▶ Aim
Repeat, exactly and only, the lines from the beginning of the data through the line with "const labelNudge = [18, 18, 10, 4];". Pictures are left out.

▶ Supplied records
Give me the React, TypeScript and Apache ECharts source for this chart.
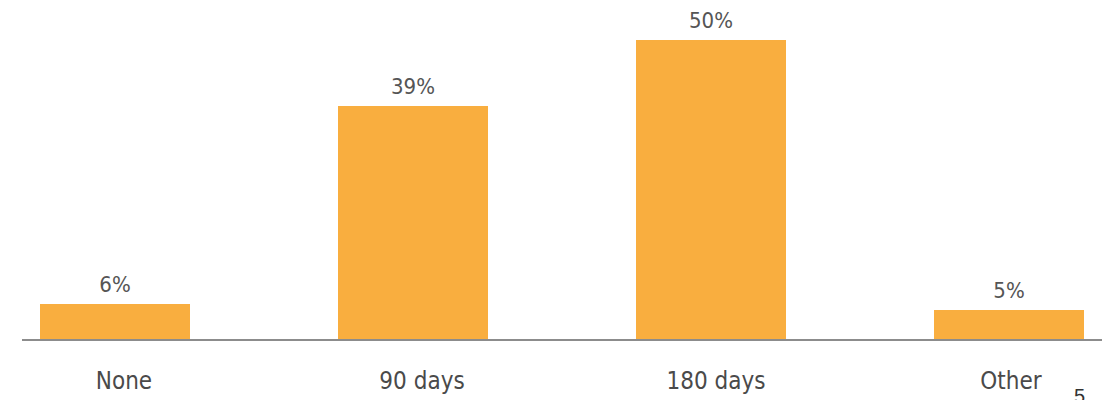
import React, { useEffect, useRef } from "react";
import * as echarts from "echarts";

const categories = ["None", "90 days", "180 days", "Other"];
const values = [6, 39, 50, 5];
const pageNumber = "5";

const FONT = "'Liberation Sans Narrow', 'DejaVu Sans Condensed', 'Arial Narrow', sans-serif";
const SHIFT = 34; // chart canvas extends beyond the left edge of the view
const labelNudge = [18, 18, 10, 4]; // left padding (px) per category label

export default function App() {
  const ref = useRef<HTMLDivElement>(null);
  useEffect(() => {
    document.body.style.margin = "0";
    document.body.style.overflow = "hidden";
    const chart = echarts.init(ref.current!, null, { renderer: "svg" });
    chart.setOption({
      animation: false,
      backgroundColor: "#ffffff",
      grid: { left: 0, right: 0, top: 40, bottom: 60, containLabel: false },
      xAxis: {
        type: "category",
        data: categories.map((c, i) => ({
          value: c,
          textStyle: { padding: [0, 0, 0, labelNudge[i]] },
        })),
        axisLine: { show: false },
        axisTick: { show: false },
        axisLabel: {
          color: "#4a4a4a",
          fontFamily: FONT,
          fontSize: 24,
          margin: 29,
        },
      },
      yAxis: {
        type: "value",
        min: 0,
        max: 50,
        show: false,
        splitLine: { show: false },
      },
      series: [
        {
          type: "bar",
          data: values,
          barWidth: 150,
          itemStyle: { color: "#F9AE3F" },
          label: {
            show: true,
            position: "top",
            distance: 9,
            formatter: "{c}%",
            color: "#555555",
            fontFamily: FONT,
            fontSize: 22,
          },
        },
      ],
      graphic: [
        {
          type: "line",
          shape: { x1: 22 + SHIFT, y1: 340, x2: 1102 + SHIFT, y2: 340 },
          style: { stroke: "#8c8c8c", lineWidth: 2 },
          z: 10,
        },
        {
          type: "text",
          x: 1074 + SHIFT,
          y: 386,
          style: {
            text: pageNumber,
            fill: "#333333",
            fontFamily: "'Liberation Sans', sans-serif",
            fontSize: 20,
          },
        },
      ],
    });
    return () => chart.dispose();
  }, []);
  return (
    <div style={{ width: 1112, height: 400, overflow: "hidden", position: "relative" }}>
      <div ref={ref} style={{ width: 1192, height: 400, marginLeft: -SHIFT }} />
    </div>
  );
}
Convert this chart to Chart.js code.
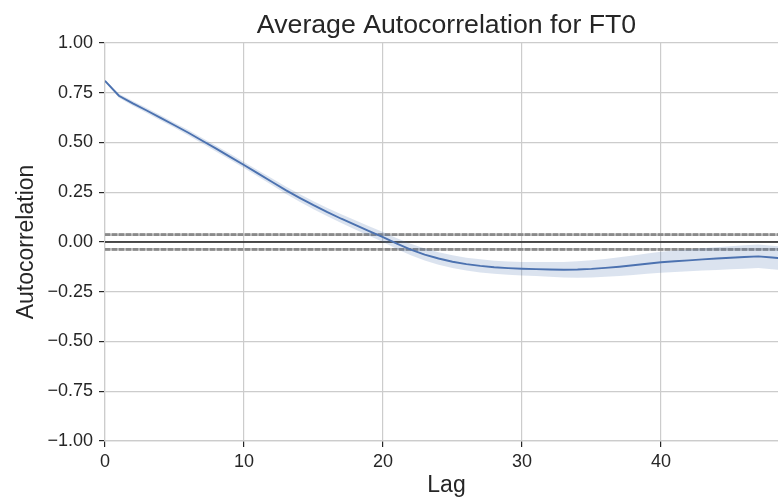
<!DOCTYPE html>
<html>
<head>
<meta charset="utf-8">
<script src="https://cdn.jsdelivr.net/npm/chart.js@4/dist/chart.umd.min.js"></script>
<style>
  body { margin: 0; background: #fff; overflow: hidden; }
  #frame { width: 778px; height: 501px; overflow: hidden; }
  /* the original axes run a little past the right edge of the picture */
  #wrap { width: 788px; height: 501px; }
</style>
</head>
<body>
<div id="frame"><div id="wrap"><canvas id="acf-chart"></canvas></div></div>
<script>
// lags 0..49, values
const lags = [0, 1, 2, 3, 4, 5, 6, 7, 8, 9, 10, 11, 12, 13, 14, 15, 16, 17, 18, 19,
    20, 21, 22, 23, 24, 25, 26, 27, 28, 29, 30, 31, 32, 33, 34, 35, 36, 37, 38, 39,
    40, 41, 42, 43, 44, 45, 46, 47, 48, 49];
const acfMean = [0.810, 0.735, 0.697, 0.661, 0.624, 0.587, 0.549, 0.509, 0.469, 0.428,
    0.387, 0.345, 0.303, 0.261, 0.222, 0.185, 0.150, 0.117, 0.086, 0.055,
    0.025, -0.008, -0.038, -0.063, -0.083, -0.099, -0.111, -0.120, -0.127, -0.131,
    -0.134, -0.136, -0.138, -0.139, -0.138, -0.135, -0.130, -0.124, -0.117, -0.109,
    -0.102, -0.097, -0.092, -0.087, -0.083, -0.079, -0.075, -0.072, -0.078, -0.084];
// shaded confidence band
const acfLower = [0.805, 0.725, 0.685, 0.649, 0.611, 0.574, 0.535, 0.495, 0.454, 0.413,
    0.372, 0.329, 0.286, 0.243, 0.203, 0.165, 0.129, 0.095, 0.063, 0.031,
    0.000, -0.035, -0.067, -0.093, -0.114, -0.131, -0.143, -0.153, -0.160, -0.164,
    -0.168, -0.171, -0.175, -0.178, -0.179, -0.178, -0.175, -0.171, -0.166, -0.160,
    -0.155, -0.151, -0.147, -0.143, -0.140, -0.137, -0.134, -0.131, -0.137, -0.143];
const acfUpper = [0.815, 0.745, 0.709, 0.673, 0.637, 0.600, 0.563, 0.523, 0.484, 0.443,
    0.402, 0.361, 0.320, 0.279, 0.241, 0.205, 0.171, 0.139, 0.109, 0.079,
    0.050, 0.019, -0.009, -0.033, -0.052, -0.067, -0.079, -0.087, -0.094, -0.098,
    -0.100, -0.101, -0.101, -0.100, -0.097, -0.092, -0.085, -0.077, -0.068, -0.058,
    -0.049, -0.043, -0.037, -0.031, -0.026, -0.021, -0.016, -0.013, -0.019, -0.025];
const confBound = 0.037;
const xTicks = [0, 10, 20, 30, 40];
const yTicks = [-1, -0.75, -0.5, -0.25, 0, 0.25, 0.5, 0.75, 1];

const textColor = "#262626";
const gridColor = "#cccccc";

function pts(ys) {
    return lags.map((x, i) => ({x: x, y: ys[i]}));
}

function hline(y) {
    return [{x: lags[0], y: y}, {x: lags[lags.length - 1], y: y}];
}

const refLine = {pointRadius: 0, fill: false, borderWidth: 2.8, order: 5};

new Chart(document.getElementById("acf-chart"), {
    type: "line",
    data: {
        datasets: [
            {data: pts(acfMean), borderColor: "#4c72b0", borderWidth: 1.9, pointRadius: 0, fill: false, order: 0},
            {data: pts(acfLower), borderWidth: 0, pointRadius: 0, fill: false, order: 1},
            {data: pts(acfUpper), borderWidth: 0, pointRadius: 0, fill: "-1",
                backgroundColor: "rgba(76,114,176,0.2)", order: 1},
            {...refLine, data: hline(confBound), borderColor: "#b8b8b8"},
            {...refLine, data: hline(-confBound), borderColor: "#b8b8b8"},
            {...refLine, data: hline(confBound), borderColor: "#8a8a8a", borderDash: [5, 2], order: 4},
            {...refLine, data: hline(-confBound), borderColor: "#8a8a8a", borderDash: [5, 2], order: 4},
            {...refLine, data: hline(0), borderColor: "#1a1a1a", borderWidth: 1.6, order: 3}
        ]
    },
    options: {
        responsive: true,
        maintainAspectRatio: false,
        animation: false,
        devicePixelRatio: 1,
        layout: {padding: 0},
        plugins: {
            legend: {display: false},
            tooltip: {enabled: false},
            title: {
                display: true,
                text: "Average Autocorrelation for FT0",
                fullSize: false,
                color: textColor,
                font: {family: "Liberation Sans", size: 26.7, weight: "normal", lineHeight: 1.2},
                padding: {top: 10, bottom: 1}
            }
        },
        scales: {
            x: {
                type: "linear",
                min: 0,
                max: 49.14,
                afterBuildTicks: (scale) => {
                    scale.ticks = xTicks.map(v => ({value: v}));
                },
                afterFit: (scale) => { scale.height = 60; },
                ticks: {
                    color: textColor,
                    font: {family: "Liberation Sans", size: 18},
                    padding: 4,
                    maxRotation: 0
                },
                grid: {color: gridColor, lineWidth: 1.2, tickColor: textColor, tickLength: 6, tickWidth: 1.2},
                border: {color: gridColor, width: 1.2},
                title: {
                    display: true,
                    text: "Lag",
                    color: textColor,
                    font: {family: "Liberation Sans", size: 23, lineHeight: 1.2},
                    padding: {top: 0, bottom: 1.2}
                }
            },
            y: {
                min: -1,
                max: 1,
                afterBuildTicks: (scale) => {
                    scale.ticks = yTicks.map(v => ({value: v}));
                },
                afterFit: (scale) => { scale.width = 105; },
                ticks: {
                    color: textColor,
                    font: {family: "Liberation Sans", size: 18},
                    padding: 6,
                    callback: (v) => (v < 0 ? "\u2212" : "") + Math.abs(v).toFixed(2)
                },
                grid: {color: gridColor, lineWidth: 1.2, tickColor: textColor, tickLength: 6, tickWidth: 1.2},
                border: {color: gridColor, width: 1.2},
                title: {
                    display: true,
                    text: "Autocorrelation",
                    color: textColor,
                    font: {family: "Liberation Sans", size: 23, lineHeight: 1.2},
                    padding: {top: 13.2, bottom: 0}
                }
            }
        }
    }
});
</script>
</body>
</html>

▶ Solution
Give me the React, TypeScript and Apache ECharts source for this chart.
import React, { useEffect, useRef } from "react";
import * as echarts from "echarts";

const categories = ["None", "90 days", "180 days", "Other"];
const values = [6, 39, 50, 5];
const pageNumber = "5";

const FONT = "'Liberation Sans Narrow', 'DejaVu Sans Condensed', 'Arial Narrow', sans-serif";
const SHIFT = 34; // chart canvas extends beyond the left edge of the view
const labelNudge = [18, 18, 10, 4]; // left padding (px) per category label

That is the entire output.